In my previous blog post, I talked about how it’s probably best to relax a little about dietary restrictions during the holidays and special feast days. If there is any time where it’s reasonable to “cheat” on your diet, it would be special days like Thanksgiving, Christmas, and other holidays of that sort.
But for some people, this isn’t really an option. Those folks with severe gluten intolerance, where eating bread can cause migraines  and intestinal discomfort, or celiac disease which can can cause damage from the slightest exposure to gluten – those people can’t really afford to take a diet holiday.
Having such restrictions can be difficult when the food and grocery environment is so complicated. Despite the increasing proliferation and availability of “gluten-free” products, it seems that the plight of the gluten-intolerant is still as worrying as ever. A recent blog post at Robb Wolf’s website discussed how the screening and reporting standards for gluten presence in foods is not completely accurate. 

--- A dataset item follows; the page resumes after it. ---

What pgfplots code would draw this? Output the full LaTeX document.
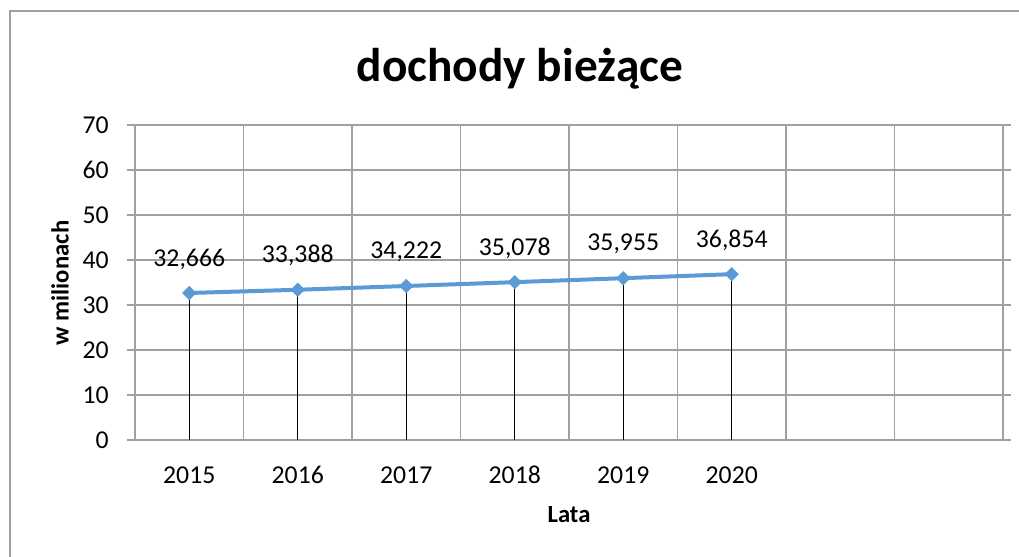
\documentclass[border=0pt]{standalone}
\usepackage{pgfplots}
\pgfplotsset{compat=1.18}
\usepackage{fontspec}
\setmainfont{Carlito}
\definecolor{linec}{RGB}{91,155,213}
\definecolor{gridc}{RGB}{160,160,160}
\pgfplotstableread{
x y lab
0 32.666 32,666
1 33.388 33,388
2 34.222 34,222
3 35.078 35,078
4 35.955 35,955
5 36.854 36,854
}\datatable
\begin{document}
\begin{tikzpicture}
\fontsize{19.3}{23}\selectfont
\clip (0,0) rectangle (764.25pt,417pt);
\useasboundingbox (0,0) rectangle (764.25pt,417pt);
\draw[gridc, line width=1pt] (7.5pt,-10pt) rectangle (790pt,408.75pt);
\begin{axis}[
  at={(101.25pt,87pt)}, anchor=south west,
  scale only axis, width=651pt, height=236.25pt,
  xmin=-0.5, xmax=7.5, ymin=0, ymax=70,
  xtick={0,1,2,3,4,5},
  xticklabels={2015,2016,2017,2018,2019,2020},
  minor xtick={-0.5,0.5,1.5,2.5,3.5,4.5,5.5,6.5,7.5},
  ytick={0,10,...,70},
  xminorgrids=true, ymajorgrids=true,
  grid style={gridc, line width=1.1pt},
  minor grid style={gridc, line width=1.1pt},
  axis line style={gridc, line width=1.1pt},
  x tick style={draw=none},
  minor x tick style={draw=none},
  y tick style={gridc, line width=1.1pt},
  tick align=outside, major tick length=6pt,
  /pgf/number format/assume math mode=true,
  ticklabel style={font=\fontsize{19.3}{23}\selectfont, text=black},
  xticklabel style={anchor=center, yshift=-20.25pt},
  yticklabel style={anchor=east, inner sep=0pt, xshift=-13.5pt},
  clip=false,
]
\addplot[black, line width=0.9pt, ycomb, no markers] table[x=x,y=y] {\datatable};
\addplot[linec, line width=3pt, mark=square*, mark size=3.5pt,
  mark options={fill=linec, draw=linec, line width=0.5pt, rotate=45},
  nodes near coords, point meta=explicit symbolic,
  every node near coord/.style={anchor=center, yshift=25.5pt, text=black, font=\fontsize{19.3}{23}\selectfont}]
  table[x=x,y=y,meta=lab] {\datatable};
\end{axis}
\node[font=\fontsize{35.5}{40}\selectfont\bfseries, anchor=base] at (390pt,356pt) {dochody bieżące};
\node[font=\fontsize{18.5}{22}\selectfont\bfseries] at (426.75pt,30.75pt) {Lata};
\node[font=\fontsize{18.5}{22}\selectfont\bfseries, rotate=90] at (45pt,204.75pt) {w milionach};
\end{tikzpicture}
\end{document}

Due to technical limitations, the industry is only really able to measure the presence of gluten down to 20 parts per million (ppm), and so the FDA is apparently only obligated to require compliance of foods labeled gluten-free to meet this standard. There is no guarantee that some amount of gluten below this amount is not present, and that a person with celiac disease or severe gluten intolerance will not be affected by it.
What can one do? Well, as always, consider gluten-free grain-based products to be suspect and only eat them if you know that some gluten exposure won’t be disastrous to your health. I see those types of products as more of a treat rather than a staple of the diet, allowing you to cook recipes that might otherwise be off limits. Food products in the U.S. are forced to mention the presence of wheat if it was part of the production process or processing facility, so use that as a warning.
As for Christmas dinner and other holidays meals, there are still plenty of wonderful things to eat – you just might be missing out on things like sugar cookies baked with wheat flour, cheap traditional gravy with wheat flour as a thickening agent, turkey stuffing, and pies made with a wheat-based crust. But there are so many other things to enjoy, like the main course of turkey or duck, sweet potatoes with cinnamon drizzled in honey, baked onions, roasted brussel sprouts, cranberry chutney, I could go on and on. Don’t focus on what you can’t eat, and think about all of the other great options there are.
Some things to keep in mind, self basting turkeys may have been injected with a hydrolyzed vegetable protein which could be wheat based. So, you’ll probably have to do it yourself, but remember that continuously opening the oven door baste your bird will cool the oven and increase cooking time.
Also, many of the cheap gravy mixes will contain some kind of flour and such as a thickening agent, so you’ll probably want to make it yourself at home from scratch. You can use something like arrowroot powder for thickening to go along with the giblets and roasting juices left over from the turkey.
Good luck, happy holidays, and get creative in the kitchen!